Jeszcze rok temu jedynym miejscem, w którym można było zjeść turecki przysmak, był Nazar Kebab na Świńskim Rynku. Właściciel z pochodzenia jest Turkiem, dlatego jego dania przyrządzane są według jego własnej receptury. Klienci mogą zjeść tradycyjny kebab w bułce i cieście, z dwoma rodzajami mięsa, wołowo-cielęcym, a od niedawna drobiowym. Nazar poleca też pizzę turecką. – Jest to cienkie drożdżowe ciasto, zwijane w rulon, posmarowane sosem pomidorowym i farszem mięsnym. Do tego można zamówić zestaw surówek oraz dodatkowa porcję mięsa. Ta potrawa, obok tradycyjnego kebabu w bułce, cieszy się największym zainteresowaniem klientów – zdradziła nam jedna z pracownic. Bar serwuje również hamburgery oraz hot-dogi tureckie. - Kebab jem okazyjnie, ale ze wszystkich, jakie jadłem, ten w Nazarze smakuje mi najbardziej. Jego smak przypomina oryginalny turecki, który podają w Niemczech czy Holandii – powiedział nam Romek, wielbiciel tureckiej kuchni.

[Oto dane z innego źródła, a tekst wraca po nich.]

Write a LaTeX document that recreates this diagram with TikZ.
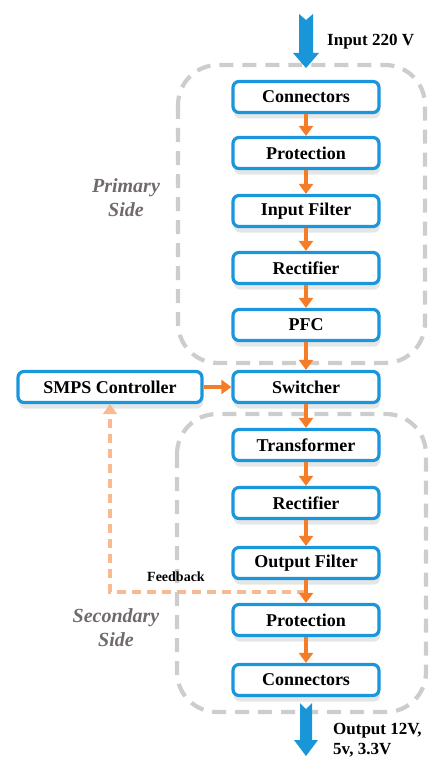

Po niewątpliwym sukcesie kebabowni na Świńskim Rynku, bracia Michał i Grzegorz Cyfka postanowili również otworzyć takowy bar. Alibaba powstała w grudniu ubiegłego roku przy ul. Londzina. Właściciele serwują płaty mięsa drobiowego w bułce jak również w cieście. Do tego spora ilość różnokolorowych surówek i trzy rodzaje sosów. – 30 kg wał mięsa zamawiamy z Duesseldorf, a bułki piecze nam jedna z raciborskich piekarni – uchylił rąbka tajemnicy Michał Cyfka, właściciel. Kebab cieszy się ogromną popularnością wśród mieszkańców w różnym wieku. – Z jednego wała mięsa robimy około 120 kebabów – dodał. Parę metrów dolej powstał kolejny punkt kebabowy, o nazwie Mix Kebab. Właściciele nie chcieli zdradzić swojego nazwiska, ale zapewniają, że mają najlepsze dania w mieście. – Podajemy dwa rodzaje mięsa, drobiowe i cielęco-indycze. Produkty zamawiamy w oryginalnej tureckiej fabryce w Berlinie – chwalił się właściciel, chcąc pozostać anonimowy. Mimo, że panowie nie są tureckiego pochodzenia, to dania przegotowują zgodnie z orientalną recepturą.
24 kwietnia otwarto kolejny, tym razem Istambuł Kebab przy ul. Nowej. Właścicielem jest Gurcan Kececi, rodowity Turek. Jak dotąd jest to jedyny punkt, gdzie sprzedawane są kebaby z wołowiną i baraniną. Właściciel nie chce zdradzić receptury oraz gdzie zakupuje produkty. Mimo tego, że bar funkcjonuje na razie trzy tygodnie, to już zyskał sobie stałych klientów. – Ludzie przychodzą do nas na śniadanie, obiady i kolacje. Najwięcej jest w weekendowe popołudnia. Najczęściej kupują duży kebab w bułce – powiedziała nam Justyna Trafimczuk, pracownica Istambułu.